アイメッセージは言葉の圧や相手に対する強制力が弱い伝え方です。しかし、気持ちではなく意見を伝えようとすると、相手に強要しているように伝わってしまう危険性があります。例えば「~しない方がいいと思う」や「~はしておくべきだと思う」などは「私」が主語であっても意見を押しつけているようにきこえてしまいますよ。正論によって説得しようとしていると感じた子供が、不快に思って反発することも少なくない伝え方です。このような表現は避けて、質問して誘ってみたり、一緒になってやろうとしたりすることが子供の自発性を大切にできるため、おすすめです!

偽のアイメッセージにならないようにする

上記で紹介したようなアイメッセージは、主語が「私」であってもユーメッセージの要素がかなり大きい伝え方です。
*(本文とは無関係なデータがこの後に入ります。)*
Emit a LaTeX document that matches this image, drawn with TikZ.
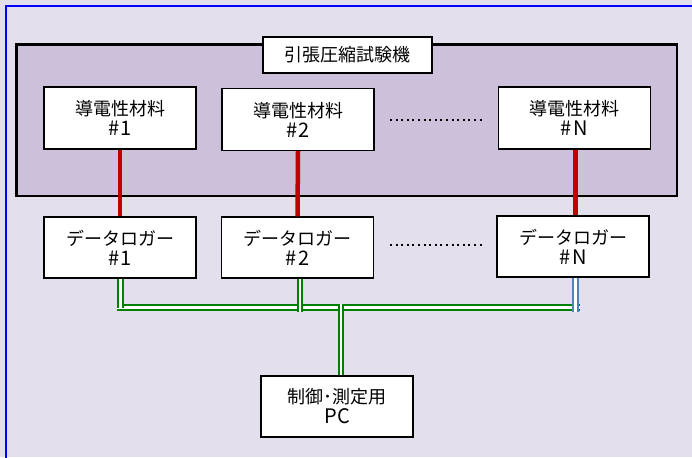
\documentclass[tikz,border=0pt]{standalone}
\usepackage{fontspec}
\setmainfont{Noto Sans CJK JP}
\definecolor{bgout}{HTML}{E4DFEC}
\definecolor{bgin}{HTML}{CCC0DA}
\definecolor{redln}{HTML}{C00000}
\definecolor{grnln}{HTML}{008000}
\definecolor{bluln}{HTML}{4F81BD}
\newcommand{\lat}[1]{{\fontsize{20}{20}\selectfont #1}}
\tikzset{
  box/.style={draw=black, line width=1.4pt, fill=white, minimum width=152pt, minimum height=61pt, align=center, inner sep=0pt, font=\fontsize{18}{20}\selectfont},
  redlink/.style={draw=redln, line width=4.5pt},
  buslink/.style={draw=grnln, line width=2pt, double=white, double distance=2.5pt},
  bluelink/.style={draw=bluln, line width=2pt, double=white, double distance=2.5pt},
  dots/.style={line width=2pt, dash pattern=on 2pt off 3.6pt},
}
\begin{document}
\begin{tikzpicture}[x=1pt,y=-1pt]
\useasboundingbox (0,0) rectangle (692,457);
\fill[bgout] (0,0) rectangle (692,457);
\draw[blue, line width=1.5pt] (6,470) -- (6,6) -- (700,6);
\draw[black, line width=2.5pt, fill=bgin] (16.5,44.5) rectangle (677,196);
\node[box, minimum width=169pt, minimum height=36pt] (title) at (347.5,55) {引張圧縮試験機};
\node[box, minimum height=62pt] (m1) at (120,118) {導電性材料\\[0pt]\lat{\#\kern1.5pt1}};
\node[box, minimum height=62pt] (m2) at (298,119.5) {導電性材料\\[0pt]\lat{\#\kern1.5pt2}};
\node[box, minimum height=62pt] (mN) at (574.5,118) {導電性材料\\[0pt]\lat{\#\kern1.5ptN}};
\node[box] (l1) at (120,247.5) {データロガー\\[0pt]\lat{\#\kern1.5pt1}};
\node[box] (l2) at (297.5,247.5) {データロガー\\[0pt]\lat{\#\kern1.5pt2}};
\node[box] (lN) at (573,246.5) {データロガー\\[0pt]\lat{\#\kern1.5ptN}};
\node[box] (pc) at (337,406.5) {制御･測定用\\[0pt]\lat{P\kern0.5ptC}};
\draw[redlink] (m1.south) -- (l1.north);
\draw[redlink] (m2.south) -- (l2.north);
\draw[redlink] ([xshift=1pt]mN.south) -- ([xshift=1pt]mN.south |- lN.north);
\coordinate (dA1) at (390,120);
\coordinate (dA2) at (485,120);
\coordinate (dB1) at (390,245);
\coordinate (dB2) at (485,245);
\draw[dots] (dA1) -- (dA2);
\draw[dots] (dB1) -- (dB2);
\coordinate (busL) at (117,307.5);
\coordinate (busR) at (580,307.5);
\draw[buslink] (busL) -- (busR);
\draw[buslink] ([xshift=0.5pt]l1.south) -- ([xshift=0.5pt]l1.south |- busL) ++(0,3.5);
\draw[buslink] ([xshift=2.5pt]l2.south) -- ++(0,33.5);
\draw[bluelink] ([xshift=2.5pt]lN.south) -- ++(0,34);
\draw[buslink] ([xshift=4pt]pc.north) -- ([xshift=4pt]pc.north |- busL) -- ++(0,-3.5);
\end{tikzpicture}
\end{document}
「(私は)~した方がいいと思うよ」は「(あなたは)~すべきだ」と言っているようなものですよね。これはアイメッセージとは呼べない、偽のアイメッセージになります。アイメッセージを使って会話しているはずなのに、なぜか子供に反発されることが多いと疑問に感じたことはありませんか?そんなときは、この偽のアイメッセージになっていないかどうか、自身の発言をしっかりと振り返ってみましょう。

まとめ

アイメッセージを活用して思いを伝えよう

保育におけるアイメッセージのお話、いかがでしたか?アイメッセージは上手に使えるようになると誰とでも円滑にコミュニケーションを行うことができるため、保育の現場以外でも大事にされています。しかしながら大人同士のやりとりが中心の会社とは違って、保育園では大人である先生が子供達とやりとりをすることが中心ですよね。大人を相手にするときはあまり意識する必要のないことが、子供を相手にするとなると注意すべきことだったりもします。普段の会話からアイメッセージを心がけ、自然に使えるようにしていきましょう!